◆ **Brief**
Write out all the lines again, precisely as they stand, but without the images.

--- begin Data shown ---

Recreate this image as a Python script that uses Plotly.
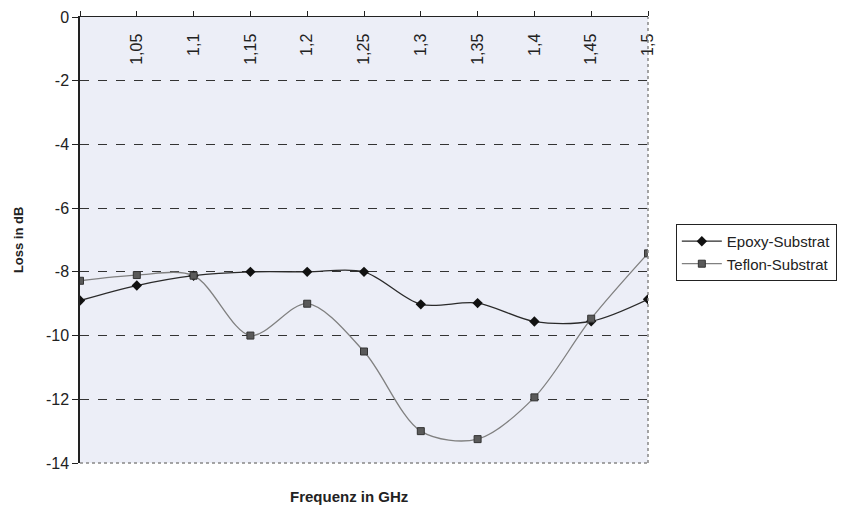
import plotly.graph_objects as go

freq = [1.0, 1.05, 1.1, 1.15, 1.2, 1.25, 1.3, 1.35, 1.4, 1.45, 1.5]
epoxy = [-8.9, -8.43, -8.12, -8.0, -8.0, -8.0, -9.02, -8.98, -9.56, -9.55, -8.86]
teflon = [-8.28, -8.1, -8.12, -10.0, -9.0, -10.5, -13.0, -13.25, -11.94, -9.47, -7.42]

x_tickvals = [1.0, 1.05, 1.1, 1.15, 1.2, 1.25, 1.3, 1.35, 1.4, 1.45, 1.5]
x_ticktext = ["", "1,05", "1,1", "1,15", "1,2", "1,25", "1,3", "1,35", "1,4", "1,45", "1,5"]
y_tickvals = [0, -2, -4, -6, -8, -10, -12, -14]
y_ticktext = ["0", "-2", "-4", "-6", "-8", "-10", "-12", "-14"]

FONT = "Liberation Sans, Arial, sans-serif"

fig = go.Figure()
fig.add_trace(go.Scatter(
    x=freq, y=epoxy, name="Epoxy-Substrat", mode="lines+markers",
    line=dict(color="#2a2a2a", width=1.3, shape="spline", smoothing=0.9),
    marker=dict(symbol="diamond", size=8, color="#111111"),
))
fig.add_trace(go.Scatter(
    x=freq, y=teflon, name="Teflon-Substrat", mode="lines+markers",
    line=dict(color="#808080", width=1.3, shape="spline", smoothing=0.9),
    marker=dict(symbol="square", size=7, color="#5a5a5a",
                line=dict(color="#333333", width=1)),
))

fig.update_layout(
    width=859, height=512,
    margin=dict(l=80, r=211, t=17, b=49),
    paper_bgcolor="white",
    plot_bgcolor="#eceef7",
    font=dict(family=FONT, size=16, color="#222222"),
    showlegend=True,
    legend=dict(
        x=1.049, y=0.536, xanchor="left", yanchor="top",
        bgcolor="rgba(255,255,255,0)", bordercolor="#222222", borderwidth=1,
        font=dict(family=FONT, size=15, color="#222222"),
        tracegroupgap=0, itemwidth=40,
    ),
    xaxis=dict(
        range=[1.0, 1.5], side="top", tickmode="array",
        tickvals=x_tickvals, ticktext=x_ticktext,
        ticks="outside", ticklen=5, tickcolor="#222222", tickwidth=1,
        ticklabelposition="inside", tickangle=-90, ticklabeloverflow="allow",
        ticklabelstandoff=8,
        showline=True, linecolor="#222222", linewidth=1.2,
        showgrid=False, zeroline=False, automargin=False,
        tickfont=dict(family=FONT, size=16, color="#222222"),
    ),
    xaxis2=dict(
        range=[1.0, 1.5], side="top", overlaying="x", tickmode="array",
        tickvals=x_tickvals, ticktext=["" for _ in x_tickvals],
        ticks="inside", ticklen=5, tickcolor="#222222", tickwidth=1,
        showline=False, showgrid=False, zeroline=False, showticklabels=False,
        automargin=False,
    ),
    yaxis=dict(
        range=[-14, 0], tickmode="array",
        tickvals=y_tickvals, ticktext=y_ticktext,
        ticks="outside", ticklen=6, tickcolor="#222222", tickwidth=1,
        ticklabeloverflow="allow",
        showline=True, linecolor="#222222", linewidth=1.5,
        showgrid=True, gridcolor="#333333", griddash="dash", gridwidth=1,
        zeroline=False, automargin=False,
        tickfont=dict(family=FONT, size=16, color="#222222"),
    ),
    annotations=[
        dict(text="<b>Loss in dB</b>", xref="paper", yref="paper",
             x=-0.109, y=0.5, xanchor="center", yanchor="middle",
             textangle=-90, showarrow=False,
             font=dict(family=FONT, size=13, color="#222222")),
        dict(text="<b>Frequenz in GHz</b>", xref="paper", yref="paper",
             x=0.4736, y=-0.076, xanchor="center", yanchor="middle",
             showarrow=False,
             font=dict(family=FONT, size=15, color="#222222")),
    ],
    shapes=[
        dict(type="line", xref="paper", yref="paper", x0=0, x1=1, y0=0, y1=0,
             line=dict(color="#888888", width=1.5, dash="dot")),
        dict(type="line", xref="paper", yref="paper", x0=1, x1=1, y0=0, y1=1,
             line=dict(color="#888888", width=1.5, dash="dot")),
    ],
)

fig.write_html("out.html",
               config={"displayModeBar": False},
               post_script="document.body.style.margin='0';document.body.style.padding='0';")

--- end Data shown ---

◆ **The output**
Recreate this image as a Python script that uses Plotly.
import plotly.graph_objects as go

freq = [1.0, 1.05, 1.1, 1.15, 1.2, 1.25, 1.3, 1.35, 1.4, 1.45, 1.5]
epoxy = [-8.9, -8.43, -8.12, -8.0, -8.0, -8.0, -9.02, -8.98, -9.56, -9.55, -8.86]
teflon = [-8.28, -8.1, -8.12, -10.0, -9.0, -10.5, -13.0, -13.25, -11.94, -9.47, -7.42]

x_tickvals = [1.0, 1.05, 1.1, 1.15, 1.2, 1.25, 1.3, 1.35, 1.4, 1.45, 1.5]
x_ticktext = ["", "1,05", "1,1", "1,15", "1,2", "1,25", "1,3", "1,35", "1,4", "1,45", "1,5"]
y_tickvals = [0, -2, -4, -6, -8, -10, -12, -14]
y_ticktext = ["0", "-2", "-4", "-6", "-8", "-10", "-12", "-14"]

FONT = "Liberation Sans, Arial, sans-serif"

fig = go.Figure()
fig.add_trace(go.Scatter(
    x=freq, y=epoxy, name="Epoxy-Substrat", mode="lines+markers",
    line=dict(color="#2a2a2a", width=1.3, shape="spline", smoothing=0.9),
    marker=dict(symbol="diamond", size=8, color="#111111"),
))
fig.add_trace(go.Scatter(
    x=freq, y=teflon, name="Teflon-Substrat", mode="lines+markers",
    line=dict(color="#808080", width=1.3, shape="spline", smoothing=0.9),
    marker=dict(symbol="square", size=7, color="#5a5a5a",
                line=dict(color="#333333", width=1)),
))

fig.update_layout(
    width=859, height=512,
    margin=dict(l=80, r=211, t=17, b=49),
    paper_bgcolor="white",
    plot_bgcolor="#eceef7",
    font=dict(family=FONT, size=16, color="#222222"),
    showlegend=True,
    legend=dict(
        x=1.049, y=0.536, xanchor="left", yanchor="top",
        bgcolor="rgba(255,255,255,0)", bordercolor="#222222", borderwidth=1,
        font=dict(family=FONT, size=15, color="#222222"),
        tracegroupgap=0, itemwidth=40,
    ),
    xaxis=dict(
        range=[1.0, 1.5], side="top", tickmode="array",
        tickvals=x_tickvals, ticktext=x_ticktext,
        ticks="outside", ticklen=5, tickcolor="#222222", tickwidth=1,
        ticklabelposition="inside", tickangle=-90, ticklabeloverflow="allow",
        ticklabelstandoff=8,
        showline=True, linecolor="#222222", linewidth=1.2,
        showgrid=False, zeroline=False, automargin=False,
        tickfont=dict(family=FONT, size=16, color="#222222"),
    ),
    xaxis2=dict(
        range=[1.0, 1.5], side="top", overlaying="x", tickmode="array",
        tickvals=x_tickvals, ticktext=["" for _ in x_tickvals],
        ticks="inside", ticklen=5, tickcolor="#222222", tickwidth=1,
        showline=False, showgrid=False, zeroline=False, showticklabels=False,
        automargin=False,
    ),
    yaxis=dict(
        range=[-14, 0], tickmode="array",
        tickvals=y_tickvals, ticktext=y_ticktext,
        ticks="outside", ticklen=6, tickcolor="#222222", tickwidth=1,
        ticklabeloverflow="allow",
        showline=True, linecolor="#222222", linewidth=1.5,
        showgrid=True, gridcolor="#333333", griddash="dash", gridwidth=1,
        zeroline=False, automargin=False,
        tickfont=dict(family=FONT, size=16, color="#222222"),
    ),
    annotations=[
        dict(text="<b>Loss in dB</b>", xref="paper", yref="paper",
             x=-0.109, y=0.5, xanchor="center", yanchor="middle",
             textangle=-90, showarrow=False,
             font=dict(family=FONT, size=13, color="#222222")),
        dict(text="<b>Frequenz in GHz</b>", xref="paper", yref="paper",
             x=0.4736, y=-0.076, xanchor="center", yanchor="middle",
             showarrow=False,
             font=dict(family=FONT, size=15, color="#222222")),
    ],
    shapes=[
        dict(type="line", xref="paper", yref="paper", x0=0, x1=1, y0=0, y1=0,
             line=dict(color="#888888", width=1.5, dash="dot")),
        dict(type="line", xref="paper", yref="paper", x0=1, x1=1, y0=0, y1=1,
             line=dict(color="#888888", width=1.5, dash="dot")),
    ],
)

fig.write_html("out.html",
               config={"displayModeBar": False},
               post_script="document.body.style.margin='0';document.body.style.padding='0';")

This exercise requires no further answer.